Красивое лицо с безупречным овалом побледнело, стало печальным, и Адриана, отодвинувшись от Альдо, облокотилась на подушки канапе.

– Смерть тети Изабеллы, – прошептала она. – Все произошло абсолютно естественным образом, и что я могу рассказать тебе такого, чего не сообщили уже Дзаккария и Чечина?

– Не знаю, я хочу, чтобы ты описала сама во всех подробностях тот последний вечер, когда ты видела ее живой.

Черные глаза заволокло слезами.

– Неужели это так необходимо? Не скрою, мне очень больно вспоминать о случившемся, потому что я до сих пор корю себя за то, что не осталась с ней на всю ночь. Если бы я была там, то могла бы позвать врача, помочь ей, но я не предполагала, что она была до такой степени...

Тронутый ее горем, Альдо склонился и взял в свои руки ладони молодой женщины:

– Я знаю, что ты сделала бы для нее невозможное! Тем не менее умоляю тебя, поройся в своей памяти, как бы это ни было тяжело, для этого есть очень серьезная причина...

– Какая?

– Я скажу тебе об этом потом. Сначала расскажи!
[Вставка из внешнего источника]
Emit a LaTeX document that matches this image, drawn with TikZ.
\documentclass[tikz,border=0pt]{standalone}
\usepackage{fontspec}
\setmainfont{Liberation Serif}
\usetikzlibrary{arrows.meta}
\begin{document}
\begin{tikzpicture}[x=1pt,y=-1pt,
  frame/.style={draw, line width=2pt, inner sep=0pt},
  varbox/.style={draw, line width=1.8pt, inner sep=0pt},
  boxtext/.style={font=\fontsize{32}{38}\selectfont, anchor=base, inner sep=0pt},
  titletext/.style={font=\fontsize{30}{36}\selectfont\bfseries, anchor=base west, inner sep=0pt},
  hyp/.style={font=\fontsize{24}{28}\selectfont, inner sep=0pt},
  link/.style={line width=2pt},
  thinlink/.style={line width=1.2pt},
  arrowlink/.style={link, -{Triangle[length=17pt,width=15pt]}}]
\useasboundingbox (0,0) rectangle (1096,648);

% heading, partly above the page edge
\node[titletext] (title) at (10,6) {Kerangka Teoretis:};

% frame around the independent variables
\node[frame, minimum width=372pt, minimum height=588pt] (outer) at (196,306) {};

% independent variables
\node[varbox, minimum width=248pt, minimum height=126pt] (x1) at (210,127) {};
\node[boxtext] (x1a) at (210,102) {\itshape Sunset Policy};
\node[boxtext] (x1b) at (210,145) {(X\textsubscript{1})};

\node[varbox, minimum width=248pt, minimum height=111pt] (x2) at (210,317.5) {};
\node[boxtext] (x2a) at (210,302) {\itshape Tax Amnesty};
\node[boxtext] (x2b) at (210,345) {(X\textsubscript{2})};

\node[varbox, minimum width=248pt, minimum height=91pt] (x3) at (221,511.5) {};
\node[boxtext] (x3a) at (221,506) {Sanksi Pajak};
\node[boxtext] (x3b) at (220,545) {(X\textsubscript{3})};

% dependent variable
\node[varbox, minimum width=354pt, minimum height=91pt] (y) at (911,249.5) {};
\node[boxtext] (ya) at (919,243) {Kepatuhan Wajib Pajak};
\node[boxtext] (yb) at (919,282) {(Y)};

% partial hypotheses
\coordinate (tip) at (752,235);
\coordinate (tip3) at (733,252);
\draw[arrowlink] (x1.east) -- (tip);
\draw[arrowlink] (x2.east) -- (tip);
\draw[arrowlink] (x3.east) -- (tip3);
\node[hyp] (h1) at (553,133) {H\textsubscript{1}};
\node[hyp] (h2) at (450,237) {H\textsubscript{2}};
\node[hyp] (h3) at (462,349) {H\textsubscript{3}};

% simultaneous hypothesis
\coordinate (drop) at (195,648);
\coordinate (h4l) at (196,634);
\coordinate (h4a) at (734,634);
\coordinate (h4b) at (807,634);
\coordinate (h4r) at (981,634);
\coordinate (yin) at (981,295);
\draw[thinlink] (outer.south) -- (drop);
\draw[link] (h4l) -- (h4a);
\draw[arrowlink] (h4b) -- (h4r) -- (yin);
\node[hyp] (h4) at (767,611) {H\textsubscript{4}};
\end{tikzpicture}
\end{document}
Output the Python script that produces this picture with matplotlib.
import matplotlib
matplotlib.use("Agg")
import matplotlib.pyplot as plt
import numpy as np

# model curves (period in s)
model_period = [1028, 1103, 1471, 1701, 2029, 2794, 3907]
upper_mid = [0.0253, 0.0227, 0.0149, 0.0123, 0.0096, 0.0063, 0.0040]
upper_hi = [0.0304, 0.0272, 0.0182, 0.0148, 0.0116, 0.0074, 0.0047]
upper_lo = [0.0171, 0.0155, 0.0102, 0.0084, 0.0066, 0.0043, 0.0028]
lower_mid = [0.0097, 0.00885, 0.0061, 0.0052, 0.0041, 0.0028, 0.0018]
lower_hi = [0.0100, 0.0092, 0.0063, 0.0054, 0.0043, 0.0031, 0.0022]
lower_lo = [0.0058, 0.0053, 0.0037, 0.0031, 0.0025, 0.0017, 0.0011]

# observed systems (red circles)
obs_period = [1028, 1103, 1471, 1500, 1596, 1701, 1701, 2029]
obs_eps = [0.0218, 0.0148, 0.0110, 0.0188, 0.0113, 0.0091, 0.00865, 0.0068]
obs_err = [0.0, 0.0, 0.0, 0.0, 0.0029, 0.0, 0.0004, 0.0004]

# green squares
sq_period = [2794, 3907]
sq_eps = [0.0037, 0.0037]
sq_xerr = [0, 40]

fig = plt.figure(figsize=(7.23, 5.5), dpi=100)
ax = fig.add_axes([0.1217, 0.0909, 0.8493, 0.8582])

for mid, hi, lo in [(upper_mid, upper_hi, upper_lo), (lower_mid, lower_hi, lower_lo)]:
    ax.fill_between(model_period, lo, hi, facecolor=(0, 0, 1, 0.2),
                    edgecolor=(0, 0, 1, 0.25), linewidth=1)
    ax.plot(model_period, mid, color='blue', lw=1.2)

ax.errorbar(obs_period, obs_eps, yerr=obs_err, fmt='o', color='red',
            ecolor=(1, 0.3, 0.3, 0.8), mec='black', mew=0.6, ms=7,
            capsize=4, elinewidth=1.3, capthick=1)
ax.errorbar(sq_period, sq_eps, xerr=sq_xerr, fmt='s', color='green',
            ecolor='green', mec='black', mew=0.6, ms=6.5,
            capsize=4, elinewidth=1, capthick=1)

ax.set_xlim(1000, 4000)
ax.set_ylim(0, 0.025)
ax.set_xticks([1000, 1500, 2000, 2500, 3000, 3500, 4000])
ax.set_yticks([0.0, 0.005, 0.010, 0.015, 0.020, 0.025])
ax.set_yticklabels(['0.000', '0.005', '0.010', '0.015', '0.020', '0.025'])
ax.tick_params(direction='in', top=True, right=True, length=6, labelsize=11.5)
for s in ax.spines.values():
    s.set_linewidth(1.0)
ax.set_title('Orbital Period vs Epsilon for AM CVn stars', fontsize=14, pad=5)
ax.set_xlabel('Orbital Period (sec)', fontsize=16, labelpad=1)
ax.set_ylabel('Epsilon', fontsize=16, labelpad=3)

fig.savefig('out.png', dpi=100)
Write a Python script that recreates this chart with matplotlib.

– Но что я могу рассказать тебе? Твоя мать перенесла простуду, которая измотала ее, но, когда я пришла, мне показалось, что она выздоравливает. Мы с ней выпили чаю в Лаковой гостиной, и все шло прекрасно до того момента, когда она поднялась, чтобы проводить меня, поскольку я собралась уходить. Тогда у нее немного закружилась голова. Я позвала горничную. Той не оказалось дома, она ушла за покупками, и прибежала Чечина. Между тем недомогание как будто прошло. У тети Изабеллы слегка порозовели щеки, но мы обе все же настояли на том, чтобы она легла в постель. Поскольку у Чечины на кухне начало подгорать варенье, я предложила свою помощь. Она отказывалась, но ее состояние слишком беспокоило меня. Я не поддалась на уговоры тети Изабеллы и сама уложила ее в кровать. Однако она не разрешила позвать доктора, заявив, что очень хочет спать. Поэтому я оставила ее и попросила Чечину не беспокоить хозяйку, которая не захотела даже поужинать... А на следующее утро Дзаккария позвонил мне и сообщил... Никак нельзя было предположить... никак!

Не в силах больше сдерживать волнение, Адриана расплакалась.

– Тебе не в чем себя упрекать, ты же сама говоришь, что никто не мог и представить себе, что матушка скоро покинет нас... да еще при таких обстоятельствах!

– О, для нее эти обстоятельства были менее жестоки, нежели для нас. Она умерла во сне, и, веришь ли, меня это утешает! Но ты хотел сказать мне нечто важное?